Most of the people in them don’t even bother with legitimacy,or it’s as easy as “I’ve been doing this for a month and doubled my money”.
They’re pretty boring to cover. Lots of copy paste. The current tron ones are just fucking pallete swaps aimed at different regions.
For the sake of completeness I’ll sprinkle them into the publishing schedule as they don’t take long to dissect. This is peak bottom-of-the-barrel as far as MLM crypto scamming goes though.
Examples:
facebook.com/groups/612677123168131/
facebook.com/groups/658142631950090/
facebook.com/groups/613702926615369/
Sometimes they don’t even bother to update groupnames.

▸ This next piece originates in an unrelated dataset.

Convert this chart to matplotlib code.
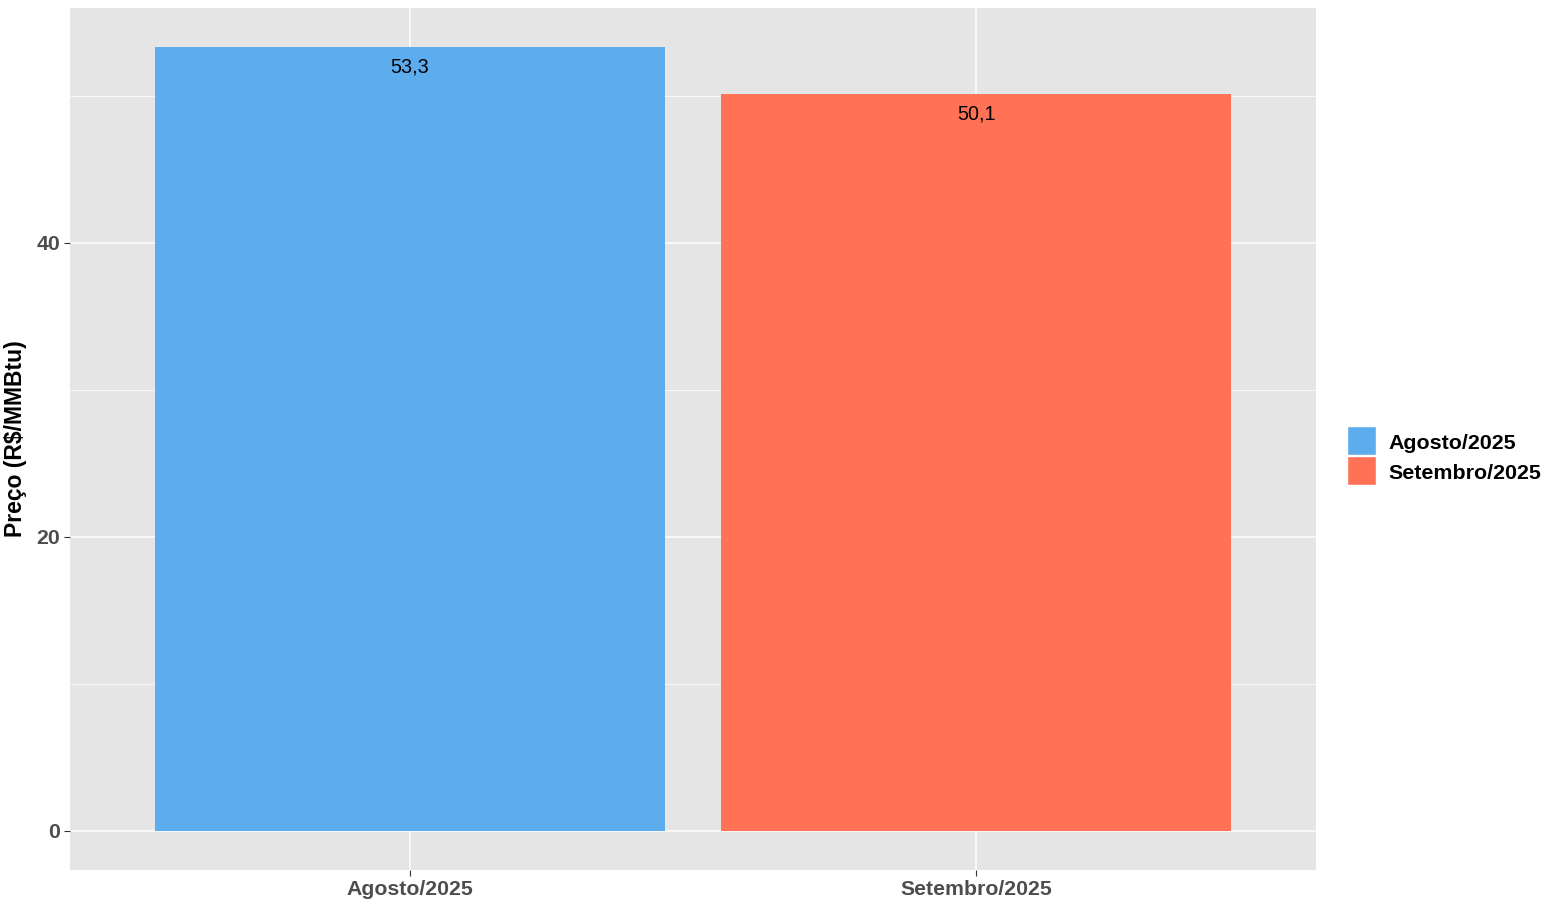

WOTC has been rug pulled and no withdrawals happening. When will people learn and stop being driven by greed.
I think worldotc is still on, i recently created an account on their new domain: worldotc.net
Maybe y’all should check it out.
New domain = reload scam.
Gotta pretty dumb to fall for a “click a button” Ponzi to begin with. Even dumber to fall for the reload.
edit: the reload isn’t a “click a button” app Ponzi. Still an obvious Ponzi but likely run by a different group of reload scammers.